-- BEGIN Supplied entries --
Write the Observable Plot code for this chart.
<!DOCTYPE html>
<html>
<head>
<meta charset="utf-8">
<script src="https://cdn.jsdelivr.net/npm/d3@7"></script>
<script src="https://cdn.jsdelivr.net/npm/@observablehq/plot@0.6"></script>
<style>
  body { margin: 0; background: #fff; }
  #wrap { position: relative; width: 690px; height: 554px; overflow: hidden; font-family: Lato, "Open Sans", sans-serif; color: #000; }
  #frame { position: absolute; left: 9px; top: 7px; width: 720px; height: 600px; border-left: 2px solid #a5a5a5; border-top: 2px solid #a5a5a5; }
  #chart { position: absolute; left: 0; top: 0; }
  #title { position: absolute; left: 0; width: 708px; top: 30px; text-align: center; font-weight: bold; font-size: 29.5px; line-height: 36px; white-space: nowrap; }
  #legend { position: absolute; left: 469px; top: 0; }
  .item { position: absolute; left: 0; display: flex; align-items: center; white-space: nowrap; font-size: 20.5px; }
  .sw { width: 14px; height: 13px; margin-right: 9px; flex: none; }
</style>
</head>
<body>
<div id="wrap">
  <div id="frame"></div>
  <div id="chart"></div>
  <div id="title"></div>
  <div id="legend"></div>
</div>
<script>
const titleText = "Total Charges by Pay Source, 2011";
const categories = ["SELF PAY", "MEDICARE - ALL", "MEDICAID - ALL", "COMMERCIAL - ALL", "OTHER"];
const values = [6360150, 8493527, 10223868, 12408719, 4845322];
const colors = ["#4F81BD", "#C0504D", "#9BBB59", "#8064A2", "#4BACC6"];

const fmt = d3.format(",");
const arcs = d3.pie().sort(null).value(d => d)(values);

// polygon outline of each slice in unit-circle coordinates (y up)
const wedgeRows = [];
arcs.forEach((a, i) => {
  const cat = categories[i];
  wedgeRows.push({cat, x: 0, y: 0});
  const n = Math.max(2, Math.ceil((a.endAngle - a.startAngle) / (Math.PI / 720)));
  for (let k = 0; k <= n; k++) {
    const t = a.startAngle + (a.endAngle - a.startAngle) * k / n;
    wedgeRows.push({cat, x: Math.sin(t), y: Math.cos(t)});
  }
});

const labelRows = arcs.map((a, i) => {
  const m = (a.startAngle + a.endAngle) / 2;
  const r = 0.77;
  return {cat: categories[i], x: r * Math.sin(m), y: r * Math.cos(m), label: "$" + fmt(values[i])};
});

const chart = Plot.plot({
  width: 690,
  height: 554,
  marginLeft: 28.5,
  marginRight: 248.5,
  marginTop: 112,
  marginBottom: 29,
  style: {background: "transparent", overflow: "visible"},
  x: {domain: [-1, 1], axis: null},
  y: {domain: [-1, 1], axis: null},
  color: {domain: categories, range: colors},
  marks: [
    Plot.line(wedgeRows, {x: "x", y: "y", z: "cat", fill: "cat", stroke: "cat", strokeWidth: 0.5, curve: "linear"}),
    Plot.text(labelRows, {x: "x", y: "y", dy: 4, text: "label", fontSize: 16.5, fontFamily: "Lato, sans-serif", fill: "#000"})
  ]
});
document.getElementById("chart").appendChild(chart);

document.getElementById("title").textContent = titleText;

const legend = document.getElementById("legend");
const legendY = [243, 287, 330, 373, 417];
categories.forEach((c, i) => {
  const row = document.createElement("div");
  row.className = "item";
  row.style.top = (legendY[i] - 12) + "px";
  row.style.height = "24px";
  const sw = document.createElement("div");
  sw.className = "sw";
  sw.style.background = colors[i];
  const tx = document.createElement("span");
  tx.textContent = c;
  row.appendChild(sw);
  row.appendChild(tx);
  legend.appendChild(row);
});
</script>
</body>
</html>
-- END Supplied entries --
-- BEGIN Supplied entries --
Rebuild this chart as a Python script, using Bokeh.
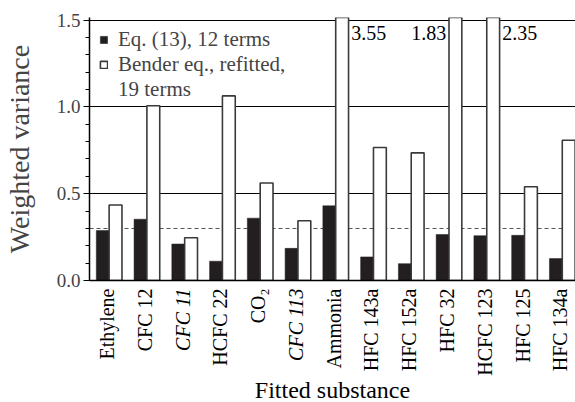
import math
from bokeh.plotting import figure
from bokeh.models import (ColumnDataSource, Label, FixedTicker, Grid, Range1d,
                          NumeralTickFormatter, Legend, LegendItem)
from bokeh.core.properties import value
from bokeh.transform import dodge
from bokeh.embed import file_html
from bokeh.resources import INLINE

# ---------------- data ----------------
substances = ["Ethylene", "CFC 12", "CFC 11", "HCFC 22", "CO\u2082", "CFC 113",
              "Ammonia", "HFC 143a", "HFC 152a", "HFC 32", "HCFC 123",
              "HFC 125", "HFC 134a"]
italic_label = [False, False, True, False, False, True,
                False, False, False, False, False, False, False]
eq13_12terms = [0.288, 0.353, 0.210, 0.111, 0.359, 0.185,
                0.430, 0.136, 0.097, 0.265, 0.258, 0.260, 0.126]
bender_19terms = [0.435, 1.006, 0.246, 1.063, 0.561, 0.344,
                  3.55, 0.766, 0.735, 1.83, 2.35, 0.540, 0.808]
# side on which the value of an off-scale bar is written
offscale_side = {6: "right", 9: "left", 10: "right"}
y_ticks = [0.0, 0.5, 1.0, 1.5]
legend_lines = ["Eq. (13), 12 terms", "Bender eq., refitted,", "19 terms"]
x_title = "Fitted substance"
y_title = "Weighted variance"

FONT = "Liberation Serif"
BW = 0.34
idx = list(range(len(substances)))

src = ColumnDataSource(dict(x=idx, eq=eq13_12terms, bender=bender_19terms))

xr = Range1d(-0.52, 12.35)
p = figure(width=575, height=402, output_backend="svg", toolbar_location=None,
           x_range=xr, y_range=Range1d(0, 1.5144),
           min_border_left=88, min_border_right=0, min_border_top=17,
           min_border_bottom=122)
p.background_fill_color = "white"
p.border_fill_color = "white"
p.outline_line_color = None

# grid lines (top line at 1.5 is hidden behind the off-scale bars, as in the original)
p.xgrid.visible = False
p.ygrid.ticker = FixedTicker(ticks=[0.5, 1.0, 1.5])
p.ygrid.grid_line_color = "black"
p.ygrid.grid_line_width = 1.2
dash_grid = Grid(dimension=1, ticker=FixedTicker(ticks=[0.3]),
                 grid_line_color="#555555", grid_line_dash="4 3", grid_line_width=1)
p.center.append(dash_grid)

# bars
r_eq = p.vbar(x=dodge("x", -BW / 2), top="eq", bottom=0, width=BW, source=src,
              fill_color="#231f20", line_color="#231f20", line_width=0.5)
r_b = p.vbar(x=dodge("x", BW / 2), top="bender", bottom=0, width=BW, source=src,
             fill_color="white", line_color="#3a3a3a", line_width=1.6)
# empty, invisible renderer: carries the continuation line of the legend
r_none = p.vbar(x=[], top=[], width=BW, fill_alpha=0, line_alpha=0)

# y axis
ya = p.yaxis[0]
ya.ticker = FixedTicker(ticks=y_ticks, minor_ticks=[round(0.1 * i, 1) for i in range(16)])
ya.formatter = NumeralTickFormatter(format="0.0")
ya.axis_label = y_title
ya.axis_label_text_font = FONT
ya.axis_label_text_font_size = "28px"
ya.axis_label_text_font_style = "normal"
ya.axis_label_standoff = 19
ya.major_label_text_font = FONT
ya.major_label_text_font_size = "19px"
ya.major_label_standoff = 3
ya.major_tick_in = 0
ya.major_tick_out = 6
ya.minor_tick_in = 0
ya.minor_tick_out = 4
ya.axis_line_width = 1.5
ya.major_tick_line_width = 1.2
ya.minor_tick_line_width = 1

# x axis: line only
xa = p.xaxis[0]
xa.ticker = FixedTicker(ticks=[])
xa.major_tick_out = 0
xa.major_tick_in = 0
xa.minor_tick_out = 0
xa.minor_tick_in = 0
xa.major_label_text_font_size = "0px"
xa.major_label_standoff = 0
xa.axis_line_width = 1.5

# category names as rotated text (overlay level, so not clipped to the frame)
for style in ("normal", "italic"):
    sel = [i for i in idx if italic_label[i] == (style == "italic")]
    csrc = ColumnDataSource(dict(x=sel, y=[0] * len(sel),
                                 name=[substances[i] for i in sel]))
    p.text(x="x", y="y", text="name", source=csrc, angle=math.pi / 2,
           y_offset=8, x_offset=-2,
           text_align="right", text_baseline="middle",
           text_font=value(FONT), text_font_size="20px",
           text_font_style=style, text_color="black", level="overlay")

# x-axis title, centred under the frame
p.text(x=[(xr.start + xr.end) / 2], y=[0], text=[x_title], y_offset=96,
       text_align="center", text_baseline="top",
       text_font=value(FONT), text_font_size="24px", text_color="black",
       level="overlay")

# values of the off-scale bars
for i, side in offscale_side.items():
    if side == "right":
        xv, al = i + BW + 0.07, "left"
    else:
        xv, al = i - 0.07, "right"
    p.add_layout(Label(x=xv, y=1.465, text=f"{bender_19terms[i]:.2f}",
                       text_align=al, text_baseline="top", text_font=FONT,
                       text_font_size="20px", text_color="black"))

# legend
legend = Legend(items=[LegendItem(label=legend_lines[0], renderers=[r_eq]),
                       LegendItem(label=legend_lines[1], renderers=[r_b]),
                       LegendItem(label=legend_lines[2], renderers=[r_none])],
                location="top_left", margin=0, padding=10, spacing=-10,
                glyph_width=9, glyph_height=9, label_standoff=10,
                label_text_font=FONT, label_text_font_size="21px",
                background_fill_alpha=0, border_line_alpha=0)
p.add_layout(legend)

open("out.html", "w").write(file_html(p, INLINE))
-- END Supplied entries --
-- BEGIN Supplied entries --
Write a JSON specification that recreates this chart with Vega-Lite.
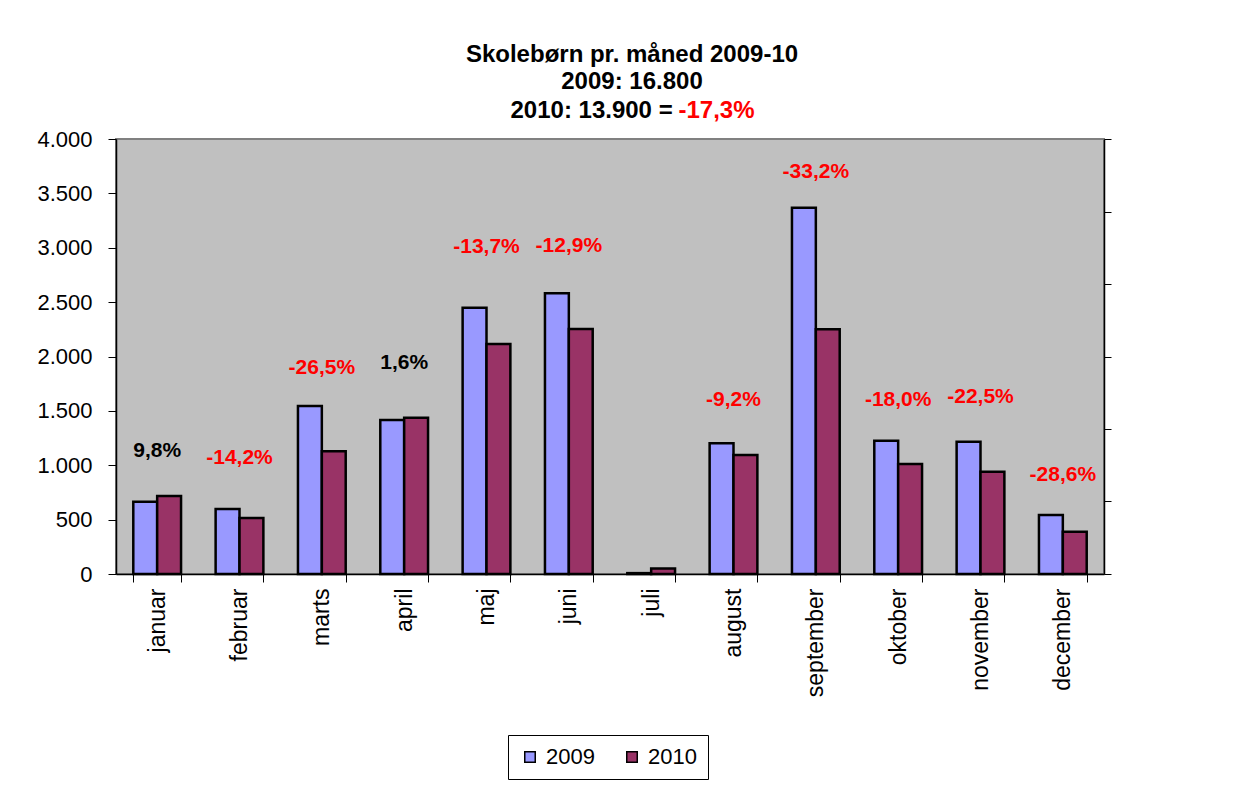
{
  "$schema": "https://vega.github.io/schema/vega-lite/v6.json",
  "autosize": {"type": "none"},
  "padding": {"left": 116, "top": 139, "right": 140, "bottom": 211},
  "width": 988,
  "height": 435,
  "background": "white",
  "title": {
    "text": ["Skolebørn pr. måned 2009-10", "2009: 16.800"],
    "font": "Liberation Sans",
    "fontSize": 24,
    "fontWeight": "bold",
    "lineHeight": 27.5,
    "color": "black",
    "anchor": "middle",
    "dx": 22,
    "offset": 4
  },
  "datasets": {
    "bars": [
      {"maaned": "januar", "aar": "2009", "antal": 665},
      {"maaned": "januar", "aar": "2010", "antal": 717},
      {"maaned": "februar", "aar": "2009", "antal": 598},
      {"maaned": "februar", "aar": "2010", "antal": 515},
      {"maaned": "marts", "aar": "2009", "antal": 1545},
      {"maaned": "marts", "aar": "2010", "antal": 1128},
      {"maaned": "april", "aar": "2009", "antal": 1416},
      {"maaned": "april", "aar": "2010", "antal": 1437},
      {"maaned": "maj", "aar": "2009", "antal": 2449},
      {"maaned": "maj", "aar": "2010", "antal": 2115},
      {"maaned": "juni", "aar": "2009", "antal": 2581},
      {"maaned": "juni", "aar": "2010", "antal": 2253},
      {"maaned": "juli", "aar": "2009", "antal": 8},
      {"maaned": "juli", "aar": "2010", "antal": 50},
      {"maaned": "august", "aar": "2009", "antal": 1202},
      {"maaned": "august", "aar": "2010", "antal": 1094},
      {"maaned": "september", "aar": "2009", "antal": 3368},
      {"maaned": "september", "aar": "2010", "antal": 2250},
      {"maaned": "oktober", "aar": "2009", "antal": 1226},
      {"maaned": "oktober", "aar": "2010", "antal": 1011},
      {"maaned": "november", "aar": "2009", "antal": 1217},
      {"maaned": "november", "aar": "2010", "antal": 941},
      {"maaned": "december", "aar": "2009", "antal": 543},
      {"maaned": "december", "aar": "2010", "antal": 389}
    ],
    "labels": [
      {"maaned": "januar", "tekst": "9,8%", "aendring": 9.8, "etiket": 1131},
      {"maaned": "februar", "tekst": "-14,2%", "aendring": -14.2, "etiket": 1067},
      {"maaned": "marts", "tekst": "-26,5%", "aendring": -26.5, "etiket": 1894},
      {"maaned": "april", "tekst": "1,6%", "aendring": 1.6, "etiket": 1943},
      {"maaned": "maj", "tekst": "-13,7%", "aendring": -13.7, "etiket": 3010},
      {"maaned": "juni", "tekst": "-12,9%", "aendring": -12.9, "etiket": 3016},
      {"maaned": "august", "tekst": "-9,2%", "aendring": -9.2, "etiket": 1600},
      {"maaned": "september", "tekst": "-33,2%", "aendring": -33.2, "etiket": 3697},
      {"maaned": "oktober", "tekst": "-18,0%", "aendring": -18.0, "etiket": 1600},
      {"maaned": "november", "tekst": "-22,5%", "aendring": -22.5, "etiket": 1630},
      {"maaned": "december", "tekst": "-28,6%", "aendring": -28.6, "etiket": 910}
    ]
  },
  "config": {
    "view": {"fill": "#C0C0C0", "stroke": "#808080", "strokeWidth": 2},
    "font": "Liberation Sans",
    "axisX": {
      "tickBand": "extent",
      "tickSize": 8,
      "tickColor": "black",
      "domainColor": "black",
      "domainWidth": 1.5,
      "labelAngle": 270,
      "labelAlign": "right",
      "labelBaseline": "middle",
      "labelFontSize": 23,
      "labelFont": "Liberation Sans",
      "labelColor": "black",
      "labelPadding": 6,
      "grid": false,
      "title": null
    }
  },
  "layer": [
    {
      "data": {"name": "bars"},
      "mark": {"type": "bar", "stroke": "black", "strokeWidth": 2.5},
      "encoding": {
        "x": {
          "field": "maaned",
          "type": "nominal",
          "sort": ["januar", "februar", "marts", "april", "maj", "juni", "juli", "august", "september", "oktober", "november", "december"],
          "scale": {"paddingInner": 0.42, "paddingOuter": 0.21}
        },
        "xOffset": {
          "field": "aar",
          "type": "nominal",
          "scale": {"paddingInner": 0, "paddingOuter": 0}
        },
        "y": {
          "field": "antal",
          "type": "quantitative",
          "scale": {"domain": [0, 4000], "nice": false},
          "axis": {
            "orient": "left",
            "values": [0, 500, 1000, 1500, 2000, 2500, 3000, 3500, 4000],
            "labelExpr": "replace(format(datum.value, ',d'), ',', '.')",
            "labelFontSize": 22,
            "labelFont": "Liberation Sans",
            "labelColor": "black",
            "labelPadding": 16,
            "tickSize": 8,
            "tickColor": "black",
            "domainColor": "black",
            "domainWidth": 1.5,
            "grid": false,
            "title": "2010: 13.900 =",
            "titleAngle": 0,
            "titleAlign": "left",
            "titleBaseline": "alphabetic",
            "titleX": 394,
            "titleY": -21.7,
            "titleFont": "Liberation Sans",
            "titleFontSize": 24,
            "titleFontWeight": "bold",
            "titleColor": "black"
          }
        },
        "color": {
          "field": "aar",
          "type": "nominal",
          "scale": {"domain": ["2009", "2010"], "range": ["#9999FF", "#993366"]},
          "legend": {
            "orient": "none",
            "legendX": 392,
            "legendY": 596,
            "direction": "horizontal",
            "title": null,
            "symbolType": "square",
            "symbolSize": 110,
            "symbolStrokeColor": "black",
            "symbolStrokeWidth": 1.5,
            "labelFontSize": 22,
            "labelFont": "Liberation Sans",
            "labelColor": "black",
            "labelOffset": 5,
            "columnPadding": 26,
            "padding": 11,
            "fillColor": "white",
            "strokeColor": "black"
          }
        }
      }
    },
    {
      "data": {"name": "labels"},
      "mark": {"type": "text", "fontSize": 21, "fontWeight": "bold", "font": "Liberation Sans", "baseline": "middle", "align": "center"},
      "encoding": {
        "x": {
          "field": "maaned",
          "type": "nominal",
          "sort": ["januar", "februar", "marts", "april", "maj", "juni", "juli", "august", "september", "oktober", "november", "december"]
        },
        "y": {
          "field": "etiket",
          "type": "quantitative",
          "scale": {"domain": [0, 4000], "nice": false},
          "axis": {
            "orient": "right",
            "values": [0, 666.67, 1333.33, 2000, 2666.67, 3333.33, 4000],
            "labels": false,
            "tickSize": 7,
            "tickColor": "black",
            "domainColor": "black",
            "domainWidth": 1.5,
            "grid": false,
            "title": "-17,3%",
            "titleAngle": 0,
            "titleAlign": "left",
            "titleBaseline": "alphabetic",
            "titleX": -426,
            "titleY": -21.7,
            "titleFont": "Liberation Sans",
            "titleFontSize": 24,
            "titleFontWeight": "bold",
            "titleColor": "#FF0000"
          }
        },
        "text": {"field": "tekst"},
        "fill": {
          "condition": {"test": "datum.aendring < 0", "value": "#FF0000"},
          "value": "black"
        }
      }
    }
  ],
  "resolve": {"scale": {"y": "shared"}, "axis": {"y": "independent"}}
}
-- END Supplied entries --
Exercise goal: In the entries above, find the line that contains "Rebuild this chart" and the line that contains "from bokeh.resources import INLINE". Reproduce exactly those two lines and every line between them, but not the pictures.

Response to this exercise:
Rebuild this chart as a Python script, using Bokeh.
import math
from bokeh.plotting import figure
from bokeh.models import (ColumnDataSource, Label, FixedTicker, Grid, Range1d,
                          NumeralTickFormatter, Legend, LegendItem)
from bokeh.core.properties import value
from bokeh.transform import dodge
from bokeh.embed import file_html
from bokeh.resources import INLINE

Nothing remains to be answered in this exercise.